Readings above 50.0 signal an improvement in business conditions on the previous month, while readings below 50.0 show a deterioration.
Firms reported sharper declines in both output and new sales during the month, with weakening demand conditions linked to constrained customer budgets and rising cost pressures.
The slowdown in new orders directly contributed to reduced hiring and lower levels of input purchasing across the sector.
At the same time, businesses faced the steepest rise in input cost inflation since November 2023, driven by higher purchase prices, while output charges also increased at the fastest rate in two-and-a-half years.

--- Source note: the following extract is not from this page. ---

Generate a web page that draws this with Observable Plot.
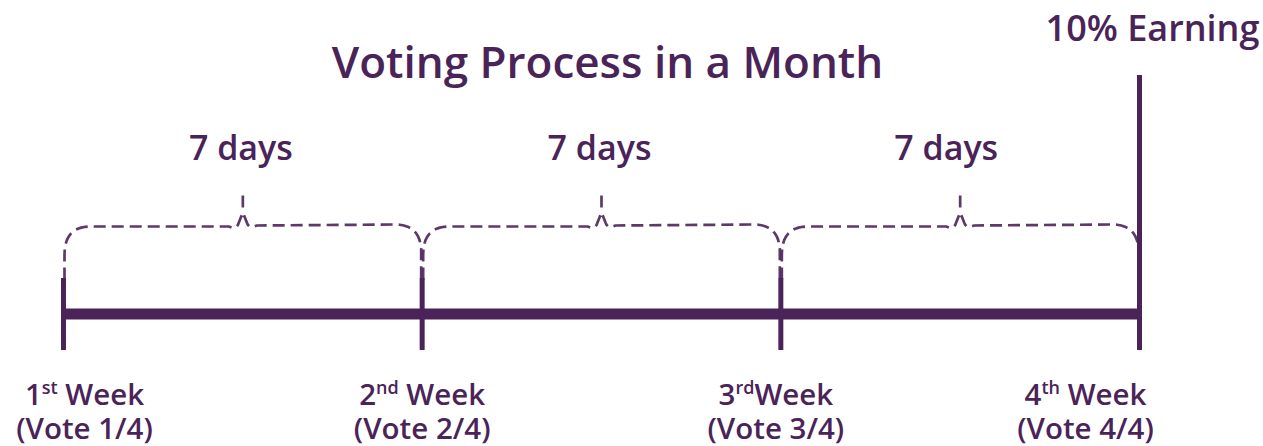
<!DOCTYPE html>
<html>
<head>
<meta charset="utf-8">
<script src="https://cdn.jsdelivr.net/npm/d3@7"></script>
<script src="https://cdn.jsdelivr.net/npm/@observablehq/plot@0.6"></script>
<style>
  html, body { margin: 0; padding: 0; background: #ffffff; }
  #chart { width: 1263px; height: 446px; overflow: hidden; }
</style>
</head>
<body>
<div id="chart"></div>
<script>
// ---- data ----
const title = "Voting Process in a Month";
const goalLabel = "10% Earning";
const weekDays = [0, 7, 14, 21];
const weekLabels = ["1st Week", "2nd Week", "3rdWeek", "4th Week"];
const voteLabels = ["(Vote 1/4)", "(Vote 2/4)", "(Vote 3/4)", "(Vote 4/4)"];
const intervalStart = [0, 7, 14];
const intervalEnd = [7, 14, 21];
const intervalLabels = ["7 days", "7 days", "7 days"];

// ---- layout ----
const W = 1263, H = 446;
const X0 = 63, X1 = 1139;
const DMAX = 21;
const purple = "#4a2359";
const toPx = d => X0 + d * (X1 - X0) / DMAX;
const toDay = p => (p - X0) * DMAX / (X1 - X0);
const labelShift = [21, 0, -5, -54];
const intervalShift = [-2, -2, -14];

function quad(p0, c, p1, n = 10) {
  const out = [];
  for (let k = 1; k <= n; k++) {
    const t = k / n, u = 1 - t;
    out.push([u*u*p0[0] + 2*u*t*c[0] + t*t*p1[0], u*u*p0[1] + 2*u*t*c[1] + t*t*p1[1]]);
  }
  return out;
}
function bracePts(s, e) {
  const a = toPx(s) + 1, b = toPx(e) - 1, m = (a + b) / 2;
  let pts = [[a, 279], [a, 254]];
  pts = pts.concat(quad([a, 254], [a, 226], [a + 26, 226]));
  pts.push([m - 14, 226]);
  pts = pts.concat(quad([m - 14, 226], [m - 6, 230], [m - 4, 222], 5));
  pts.push([m, 212]);
  pts.push([m + 4, 222]);
  pts = pts.concat(quad([m + 4, 222], [m + 6, 229], [m + 14, 225], 5));
  pts.push([b - 26, 224]);
  pts = pts.concat(quad([b - 26, 224], [b - 2, 224], [b, 248]));
  pts.push([b, 280]);
  return pts;
}
const braceData = [];
intervalStart.forEach((s, i) => {
  bracePts(s, intervalEnd[i]).forEach(([px, py]) => braceData.push({x: toDay(px), y: py, id: "b" + i}));
  const mid = (s + intervalEnd[i]) / 2;
  braceData.push({x: mid, y: 195, id: "s" + i});
  braceData.push({x: mid, y: 207, id: "s" + i});
});

const font = "'Open Sans', 'Noto Sans', sans-serif";

const weekMarks = weekDays.map((d, i) =>
  Plot.text([weekLabels[i] + "\n" + voteLabels[i]], {x: () => d, y: () => 438, text: t => t, dx: labelShift[i],
    fontSize: 29.5, lineHeight: 1.12, fontWeight: 600, fill: purple, textAnchor: "middle", lineAnchor: "bottom",
    ariaDescription: "week-label"})
);

const chart = Plot.plot({
  width: W, height: H, margin: 0,
  x: {domain: [0, DMAX], range: [X0, X1], axis: null},
  y: {domain: [0, H], range: [0, H], axis: null},
  style: {fontFamily: font, background: "#ffffff", color: purple, overflow: "visible"},
  marks: [
    Plot.line(braceData, {x: "x", y: "y", z: "id", stroke: purple, strokeOpacity: 0.9, strokeWidth: 2.7,
      strokeDasharray: "12,6", curve: "linear", strokeLinecap: "butt"}),
    Plot.ruleY([{y: 313.5, a: weekDays[0], b: weekDays[weekDays.length - 1]}], {y: "y", x1: "a", x2: "b", stroke: purple, strokeWidth: 11}),
    Plot.ruleX(weekDays.slice(0, -1), {x: d => d, y1: () => 278, y2: () => 350, stroke: purple, strokeWidth: 5}),
    Plot.ruleX(weekDays.slice(-1), {x: d => d, y1: () => 75, y2: () => 350, stroke: purple, strokeWidth: 5}),
    Plot.text([title], {x: () => toDay(607), y: () => 77, text: t => t, fontSize: 44, fontWeight: 600,
      fill: purple, textAnchor: "middle", lineAnchor: "bottom"}),
    Plot.text([goalLabel], {x: () => toDay(1152), y: () => 40, text: t => t, fontSize: 36, fontWeight: 600,
      fill: purple, textAnchor: "middle", lineAnchor: "bottom"}),
    Plot.text(intervalLabels, {x: (d, i) => toDay(toPx((intervalStart[i] + intervalEnd[i]) / 2) + intervalShift[i]), y: () => 159, text: t => t,
      fontSize: 34, fontWeight: 600, fill: purple, textAnchor: "middle", lineAnchor: "bottom"}),
    ...weekMarks
  ]
});
document.getElementById("chart").appendChild(chart);

// superscript ordinal suffixes on the first line of each week label
const ns = "http://www.w3.org/2000/svg";
chart.querySelectorAll('g[aria-description="week-label"] text').forEach(t => {
  const line = t.querySelector("tspan") || t;
  const m = /^(\d)(st|nd|rd|th)(.*)$/.exec(line.textContent);
  if (!m) return;
  line.textContent = "";
  const a = document.createElementNS(ns, "tspan"); a.textContent = m[1];
  const b = document.createElementNS(ns, "tspan"); b.textContent = m[2];
  b.setAttribute("font-size", "18"); b.setAttribute("dy", "-11");
  const c = document.createElementNS(ns, "tspan"); c.textContent = m[3];
  c.setAttribute("dy", "11");
  line.append(a, b, c);
});
</script>
</body>
</html>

At the sector level, construction and services firms recorded downturns in both output and new orders.
Meanwhile, manufacturing companies were alone in seeing growth in production as declines were recorded elsewhere.
Budget constraints at companies also hampered input buying, which contracted for the first time in eight months.
Subsequently, firms eased efforts to stockpile inputs, as inventories were broadly unchanged on the month despite a further improvement in vendor performance.
Wage bills continued to increase, but at only a fractional pace.
Looking ahead, Kenyan firms were more confident in the outlook for output over the coming year. Optimism is underpinned by increased advertising, planned investment in product diversification and expanding online presence.
Expectations for activity were the strongest since February 2023, with confidence broad based by sector.